Pain point in Sentinel / KQL Equivalent (or absence) in SDL — what to flag
E_QUERY_RESULT_SET_TOO_LARGE Not seen during proof; but wide startTime (30d) can return matching=0 where a 30m window returns N. Always pass the tightest window that contains your data.
ASIM parser unions at query time Single OCSF schema — no fix needed
Search Jobs (hours, separate billing) uploadLogs ingest path; events queryable <30 s after upload
bytesCharged: 0 confusion Not a rejection signal — billing meter, not an error code
KQL function discovery (IntelliSense) group_unique_values() does not exist — use array_agg_distinct(field, N).

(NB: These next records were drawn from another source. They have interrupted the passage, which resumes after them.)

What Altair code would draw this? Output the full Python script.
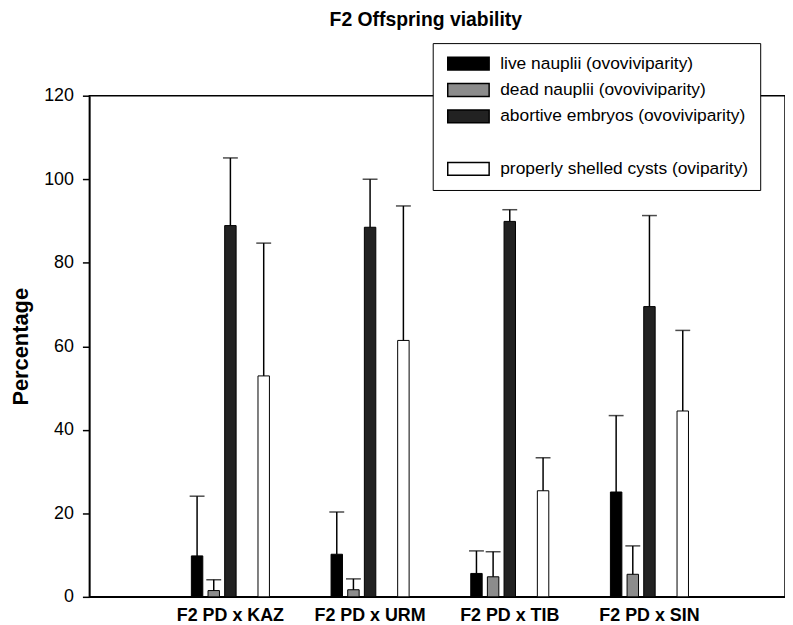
import altair as alt
import pandas as pd

title_text = "F2 Offspring viability"
categories = ["F2 PD x KAZ", "F2 PD x URM", "F2 PD x TIB", "F2 PD x SIN"]
series = [
    "live nauplii (ovoviviparity)",
    "dead nauplii (ovoviviparity)",
    "abortive embryos (ovoviviparity)",
    " ",
    "properly shelled cysts (oviparity)",
]
live_mean = [9.8, 10.2, 5.6, 25.1]
live_err = [14.3, 10.1, 5.4, 18.3]
dead_mean = [1.5, 1.7, 4.8, 5.4]
dead_err = [2.6, 2.6, 6.0, 6.8]
abortive_mean = [88.9, 88.5, 89.9, 69.5]
abortive_err = [16.2, 11.5, 2.8, 21.8]
cysts_mean = [52.9, 61.4, 25.4, 44.5]
cysts_err = [31.8, 32.2, 7.9, 19.3]
y_ticks = [0, 20, 40, 60, 80, 100, 120]

fills = ["#000000", "#8c8c8c", "#222222", "transparent", "#ffffff"]
strokes = ["#000000", "#000000", "#000000", "transparent", "#000000"]

rows = []
for s, means, errs in [
    (series[0], live_mean, live_err),
    (series[1], dead_mean, dead_err),
    (series[2], abortive_mean, abortive_err),
    (series[4], cysts_mean, cysts_err),
]:
    for c, m, e in zip(categories, means, errs):
        rows.append({"group": c, "series": s, "mean": m, "upper": m + e})
df = pd.DataFrame(rows)

FONT = "Liberation Sans"

# offset slots: one spare slot on each side of the five series slots
offset_domain = ["_pad_left"] + series + ["_pad_right"]

x_enc = alt.X(
    "group:N",
    sort=categories,
    scale=alt.Scale(paddingInner=0, paddingOuter=0.49, align=0.52),
    axis=alt.Axis(
        title=None, labelAngle=0, ticks=False, labelFontSize=18,
        labelFontWeight="bold", labelPadding=10, labelFont=FONT,
        labelColor="black", domainColor="black", domainWidth=1.5,
    ),
)
xo_enc = alt.XOffset(
    "series:N",
    scale=alt.Scale(domain=offset_domain, paddingInner=0.313, paddingOuter=0.85),
)
y_scale = alt.Scale(domain=[0, 120], nice=False)

legend = alt.Legend(
    title=None,
    orient="none",
    legendX=346,
    legendY=-53,
    direction="vertical",
    symbolType="M-1,-0.31H1V0.31H-1Z",
    symbolSize=1739,
    symbolStrokeWidth=1.5,
    symbolOffset=2,
    labelFontSize=17.5,
    labelFont=FONT,
    labelColor="black",
    labelLimit=500,
    labelOffset=10,
    labelExpr="datum.label + '\u00a0\u00a0\u00a0\u00a0'",
    clipHeight=17.5,
    rowPadding=7.5,
    padding=12,
    strokeColor="black",
    fillColor="white",
)

bars = alt.Chart(df).mark_bar(strokeWidth=1).encode(
    x=x_enc,
    xOffset=xo_enc,
    y=alt.Y(
        "mean:Q",
        scale=y_scale,
        axis=alt.Axis(
            values=y_ticks, title="Percentage", titleFontSize=22,
            titleFontWeight="bold", titleFont=FONT, titleColor="black",
            titlePadding=11, labelFontSize=18, labelFont=FONT,
            labelColor="black", tickColor="black", tickSize=7, tickWidth=1.5,
            labelPadding=9, domainColor="black", domainWidth=1.5, grid=False,
        ),
    ),
    fill=alt.Fill("series:N", scale=alt.Scale(domain=series, range=fills), legend=legend),
    stroke=alt.Stroke("series:N", scale=alt.Scale(domain=series, range=strokes), legend=legend),
)

whiskers = alt.Chart(df).mark_rule(color="black", strokeWidth=1.5).encode(
    x=x_enc, xOffset=xo_enc, y=alt.Y("mean:Q", scale=y_scale), y2="upper:Q"
)
caps = alt.Chart(df).mark_tick(color="black", thickness=1.5, size=15).encode(
    x=x_enc, xOffset=xo_enc, y=alt.Y("upper:Q", scale=y_scale)
)

# chart title drawn as a text mark above the plot area
title_mark = alt.Chart(pd.DataFrame({"t": [title_text]})).mark_text(
    font=FONT, fontSize=19.5, fontWeight="bold", color="black",
    align="center", baseline="alphabetic",
).encode(text="t:N", x=alt.value(339), y=alt.value(-70))

chart = (
    alt.layer(bars, whiskers, caps, title_mark)
    .properties(
        width=701,
        height=505,
        autosize=alt.AutoSizeParams(type="none"),
        padding={"left": 82, "top": 86, "right": 0, "bottom": 26},
    )
    .configure(
        background="white",
        view=alt.ViewConfig(stroke="black", strokeWidth=1.5),
    )
)

chart.save("out.html", embed_options={"renderer": "svg", "actions": False})
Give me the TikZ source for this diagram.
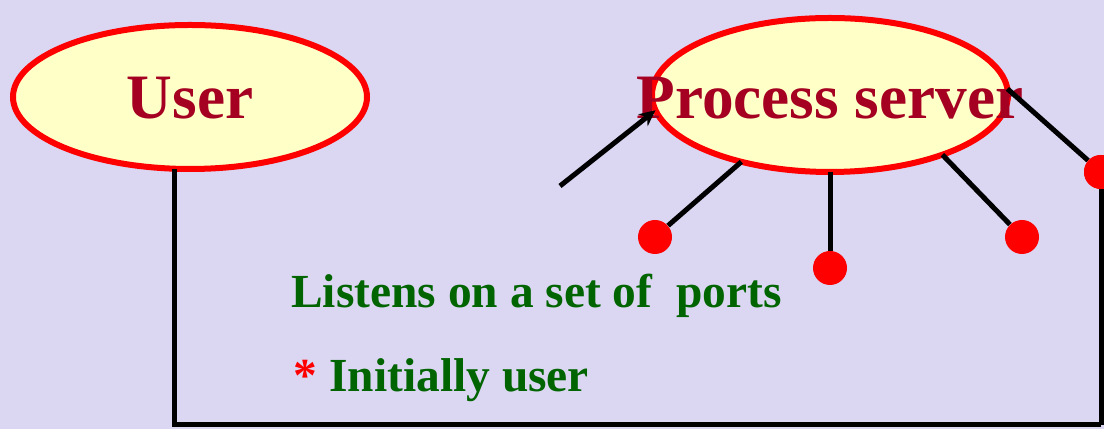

Publish the full SDL agg function list in your skills.
~= vs contains ~= is case-insensitive equality, not substring — common foot-gun
addEvents silent drops Use /api/uploadLogs for historical ingest; addEvents silently drops events whose ts is outside its acceptance window
serverHost in addEvents payload Not honoured — use a custom marker attribute (we use proof_run_id)

9. The architectural scoreboard for cross-source threat hunting

Dimension Sentinel + KQL SentinelOne SDL + MPP
Storage Columnar extents + inverted/bloom indexes Indexless columnar epochs
Hot vs cold Analytics / Basic / Auxiliary / Archive All hot
Schema ASIM (runtime parser functions) OCSF at ingest
Query resources Slice of shared cluster, governed Whole cluster per interactive query
Reduction Often funneled to coordinator Distributed local reduction
Cross-source join over 90 d Multi-table union + shuffle hints + tier limits Single engine, single schema
AI assistant value Bottlenecked by backend latency Purple AI is useful because backend is sub-second

Bottom line

KQL is a great query language sitting on a general-purpose analytics database that Microsoft repackaged as a SIEM. SentinelOne built the storage, ingest, and execution layers together, for security telemetry shapes: high cardinality, wide joins, long retention, unselective predicates. That co-design — indexless columnar epochs + OCSF + full-cluster MPP with distributed reduction — is why the 15-minute hunt becomes the 8-second hunt, and why Purple AI is operational rather than a demo.

Proof artifact: github.com/marcredhat/kql.